C’est dans la religiosité populaire, religion que le magistère décrit constamment comme religion de l’affect plus que de la raison, que l’homo religiosus expérimente ses forces et capacités, qu’il essaie de combler ses limites et se laisse aller, quels que soient les lieux, à penser, percevoir, sentir, et agir religieusement, se surprenant parfois lui-même. Marie Hélène Chevrier décrit comment une personne venue à Lourdes, pas forcément conduite par sa foi, finit par croire après avoir sacrifié par suivisme, au rituel qui consiste à toucher la pierre de la grotte et avoir ressenti l’énergie du lieu (cf.
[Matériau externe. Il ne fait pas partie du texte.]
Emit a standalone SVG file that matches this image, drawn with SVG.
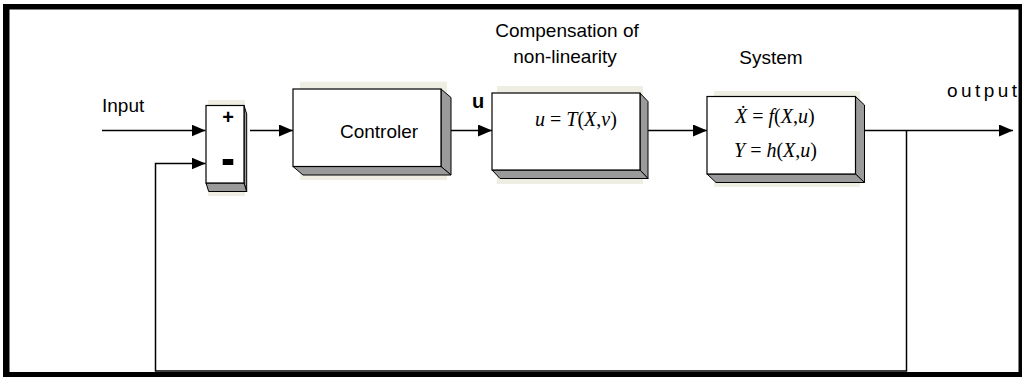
<svg xmlns="http://www.w3.org/2000/svg" width="1022" height="377" viewBox="0 0 1022 377">
<style>
.bg{fill:#eeefe2;stroke:none}
.front{fill:#ffffff;stroke:#000;stroke-width:1.2}
.side{fill:#9a9a9a;stroke:#000;stroke-width:1}
.lbl{font-family:"Liberation Sans",Arial,sans-serif;font-size:19px;fill:#000}
.eq{font-family:"Liberation Serif","Times New Roman",serif;font-size:20px;fill:#000}
.it{font-style:italic}
.wire{fill:none;stroke:#000;stroke-width:1.5}
.frame{fill:#000}
</style>
<defs>
<marker id="arr" viewBox="0 0 14 12" refX="14" refY="6" markerWidth="14" markerHeight="12" markerUnits="userSpaceOnUse" orient="auto">
<path d="M0,0 L14,6 L0,12 Z" fill="#000"/>
</marker>
</defs>
<rect width="1022" height="377" fill="#fff"/>
<g id="frame">
<rect class="frame" x="3" y="4" width="1019" height="5.5"/>
<rect class="frame" x="3" y="4" width="6.5" height="373"/>
<rect class="frame" x="3" y="372" width="1019" height="5"/>
<rect class="frame" x="1018.5" y="4" width="3.5" height="373"/>
</g>
<g id="connectors">
<line class="wire" x1="102" y1="130.5" x2="205.5" y2="130.5" marker-end="url(#arr)"/>
<line class="wire" x1="250" y1="130.5" x2="293" y2="130.5" marker-end="url(#arr)"/>
<line class="wire" x1="451" y1="130.5" x2="492" y2="130.5" marker-end="url(#arr)"/>
<line class="wire" x1="648" y1="130.5" x2="707" y2="130.5" marker-end="url(#arr)"/>
<line class="wire" x1="864.5" y1="130.5" x2="1013" y2="130.5" marker-end="url(#arr)"/>
<polyline class="wire" points="906.5,130.5 906.5,371 155.5,371 155.5,163.5 205.5,163.5" marker-end="url(#arr)"/>
</g>
<g id="sum">
<rect class="bg" x="208" y="100" width="37" height="96"/>
<polygon class="side" points="244,105.5 246.7,114 246.7,191.5 244,183"/>
<polygon class="side" points="206,183 244,183 246.7,191.5 208.7,191.5"/>
<rect class="front" x="206" y="105.5" width="38" height="77.5"/>
<text x="228" y="124" text-anchor="middle" style="font-family:'Liberation Sans',Arial,sans-serif;font-weight:bold;font-size:20px">+</text>
<rect x="222.7" y="159" width="10.6" height="6" fill="#000"/>
</g>
<g id="controller">
<rect class="bg" x="300" y="81.7" width="147" height="98.3"/>
<polygon class="side" points="441,89 451,97.5 451,175 441,166.5"/>
<polygon class="side" points="293,166.5 441,166.5 451,175 303,175"/>
<rect class="front" x="293" y="89" width="148" height="77.5"/>
<text class="lbl" x="379" y="138.3" text-anchor="middle">Controler</text>
</g>
<g id="compensation">
<text class="lbl" x="567" y="36.5" text-anchor="middle">Compensation of</text>
<text class="lbl" x="565" y="63" text-anchor="middle">non-linearity</text>
<text style="font-family:'Liberation Sans',Arial,sans-serif;font-weight:bold;font-size:20px" x="478" y="108.3" text-anchor="middle">u</text>
<rect class="bg" x="497" y="86" width="146" height="98"/>
<polygon class="side" points="640,93 648,101.5 648,178.5 640,170"/>
<polygon class="side" points="492,170 640,170 648,178.5 500,178.5"/>
<rect class="front" x="492" y="93" width="148" height="77"/>
<text class="eq" x="535" y="126"><tspan class="it">u</tspan> = <tspan class="it">T</tspan>(<tspan class="it">X</tspan>,<tspan class="it">v</tspan>)</text>
</g>
<g id="system">
<text class="lbl" x="771" y="64" text-anchor="middle">System</text>
<rect class="bg" x="714" y="91" width="146" height="96"/>
<polygon class="side" points="855.5,96.5 864.5,105 864.5,182.5 855.5,174"/>
<polygon class="side" points="707,174 855.5,174 864.5,182.5 716,182.5"/>
<rect class="front" x="707" y="96.5" width="148.5" height="77.5"/>
<text class="eq" x="735" y="123"><tspan class="it">X&#x307;</tspan> = <tspan class="it">f</tspan>(<tspan class="it">X</tspan>,<tspan class="it">u</tspan>)</text>
<text class="eq" x="734" y="157"><tspan class="it">Y</tspan> = <tspan class="it">h</tspan>(<tspan class="it">X</tspan>,<tspan class="it">u</tspan>)</text>
</g>
<g id="labels">
<text class="lbl" x="102" y="111.5">Input</text>
<text class="lbl" x="947" y="97" textLength="70" lengthAdjust="spacing">output</text>
</g>
</svg>
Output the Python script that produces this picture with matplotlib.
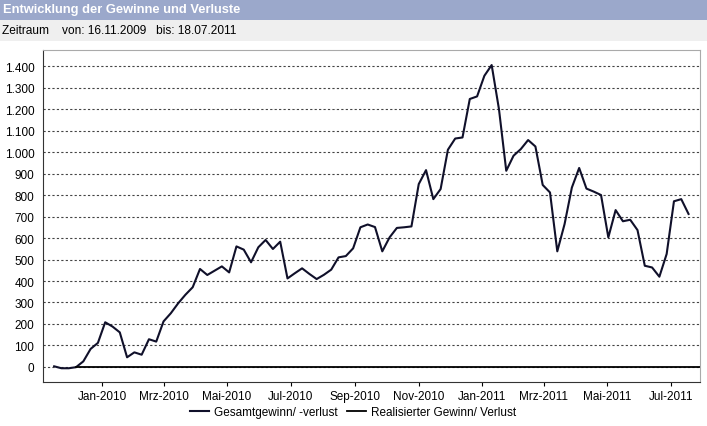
import pandas as pd
import matplotlib
matplotlib.use("Agg")
import matplotlib.pyplot as plt
from matplotlib.patches import Rectangle

plt.rcParams['font.family'] = ['Liberation Sans', 'DejaVu Sans']

# Gesamtgewinn/-verlust, wöchentlich ab 16.11.2009
gesamt = [3, -6, -6, -1, 26, 84, 112, 208, 188, 161,
          45, 68, 57, 129, 118, 212, 250, 296, 336, 371,
          456, 428, 448, 468, 440, 561, 546, 487, 557, 591,
          549, 583, 412, 436, 459, 433, 409, 429, 453, 510,
          516, 552, 650, 663, 651, 538, 603, 647, 650, 654,
          851, 916, 781, 828, 1011, 1063, 1068, 1247, 1259, 1355,
          1405, 1200, 913, 983, 1014, 1056, 1026, 847, 812, 538,
          665, 835, 926, 830, 816, 800, 603, 730, 678, 685,
          637, 471, 463, 420, 526, 771, 781, 712]
dates = pd.date_range("2009-11-16", periods=len(gesamt), freq="7D")

# Realisierter Gewinn/Verlust
real_dates = pd.to_datetime(["2009-12-07", "2011-07-29"])
real_vals = [0, 0]

tick_dates = pd.to_datetime(["2010-01-01", "2010-03-01", "2010-05-01", "2010-07-01",
                             "2010-09-01", "2010-11-01", "2011-01-01", "2011-03-01",
                             "2011-05-01", "2011-07-01"])
tick_labels = ["Jan-2010", "Mrz-2010", "Mai-2010", "Jul-2010", "Sep-2010",
               "Nov-2010", "Jan-2011", "Mrz-2011", "Mai-2011", "Jul-2011"]
y_ticks = list(range(0, 1401, 100))
y_labels = ["{:,}".format(v).replace(",", ".") for v in y_ticks]

fig = plt.figure(figsize=(7.07, 4.27), dpi=100)
fig.patch.set_facecolor("white")

# Kopfzeilen
fig.patches.append(Rectangle((0, 1 - 21 / 427), 1, 21 / 427, transform=fig.transFigure,
                             facecolor="#9ba8cb", edgecolor="none", zorder=0))
fig.patches.append(Rectangle((0, 1 - 42 / 427), 1, 21 / 427, transform=fig.transFigure,
                             facecolor="#efefef", edgecolor="none", zorder=0))
fig.text(3 / 707, 1 - 10.5 / 427, "Entwicklung der Gewinne und Verluste", color="white",
         fontsize=9.3, fontweight="bold", va="center", ha="left")
fig.text(2 / 707, 1 - 31.5 / 427, "Zeitraum    von: 16.11.2009   bis: 18.07.2011",
         color="black", fontsize=8.6, va="center", ha="left")

ax = fig.add_axes([42.7 / 707, 1 - 383 / 427, (700 - 42.7) / 707, (383 - 51) / 427])
ax.plot(dates, gesamt, color="#10102a", lw=1.5, label="Gesamtgewinn/ -verlust", zorder=3)
ax.plot(real_dates, real_vals, color="black", lw=1.3, label="Realisierter Gewinn/ Verlust",
        zorder=4)

ax.set_xlim(pd.Timestamp("2009-11-05"), pd.Timestamp("2011-07-29"))
ax.set_ylim(-70, 1475)
ax.set_yticks(y_ticks)
ax.set_yticklabels(y_labels)
ax.set_xticks(tick_dates)
ax.set_xticklabels(tick_labels)
ax.tick_params(axis="y", length=0, pad=6, labelsize=8.5)
ax.tick_params(axis="x", length=3, direction="out", pad=3, labelsize=8.5)
ax.yaxis.grid(True, linestyle=(0, (2, 2)), color="#444444", lw=0.8)
ax.set_axisbelow(True)
for s in ["left", "bottom"]:
    ax.spines[s].set_color("#333333")
for s in ["top", "right"]:
    ax.spines[s].set_color("#aaaaaa")

ax.legend(loc="center", bbox_to_anchor=(0.472, -30 / 332), ncol=2, frameon=False,
          fontsize=8.5, handlelength=1.6, handletextpad=0.4, columnspacing=0.8,
          borderaxespad=0, borderpad=0)

fig.savefig("out.png", dpi=100)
Chevrier 2020, 270-280). C’est cette force missionnaire des sanctuaires qu’évoque le Pape François en faisant des sanctuaires le fer de lance de la mission dans Sanctuarium in Ecclesia. Ces lieux d’expression de la religiosité populaire où croyants et non-croyants « font l’expérience d'une manière profonde de la proximité de Dieu, de la tendresse de la Vierge Marie et de la compagnie des Saints : une expérience de vraie spiritualité qui ne peut être dévalorisée sous peine d’annuler l'action de l'Esprit Saint et la vie de la grâce » (Sanctuarium in Ecclesia 2).

L’Église de notre temps doit donc se remettre à l’école du Christ qui savait susciter, à travers ses paroles, mais aussi par des signes et des prodiges, la foi de l’homo religiosus de son temps. La religiosité populaire, parce qu’elle révèle les besoins et les soifs de l’homme de notre temps, mérite d’être promue et encadrée, elle mérite une attention particulière parce qu’elle rappelle, même à la sainte liturgie, que parfois, à vouloir se faire très proche de Dieu, elle court le risque de s’éloigner des hommes. Du reste, si l’Église ne saisit pas les signes des temps et l’urgence d’une réhabilitation de la religiosité populaire comment pourrait-elle parler à l’homme contemporain du Dieu qui s’est fait homme ?

Il semble donc urgent que l’Église, qui existe pour évangéliser, apprenne à connaître l’homo religiosus qui est son interlocuteur et le destinataire de son message. Connaître ses attentes, ses craintes et ses besoins. La vigueur incroyable dont font preuve les sanctuaires catholiques dans un contexte de sécularisation, la revanche de Dieu dans les autres religions et les avatars du religieux, sont la preuve que l’homme contemporain, même s’il s’en défend, croit encore qu’il y a, en dehors du visible, des forces qui peuvent intervenir dans son monde. La religiosité populaire, longtemps regardée comme un ennemi à abattre, a en ce sens beaucoup à dire sur l’homme contemporain dont elle révèle qu’il reste l’héritier des croyants d’autrefois. À l’instar de Paul dans l’aréopage, l’effort d’évangélisation devrait consister pour l’Église, à dire à l’homo religiosus refoulé, « cette force en laquelle tu crois sans la connaître, cette force dont tu attends les faveurs sans y croire, elle existe : c’est le Dieu de Jésus-Christ ».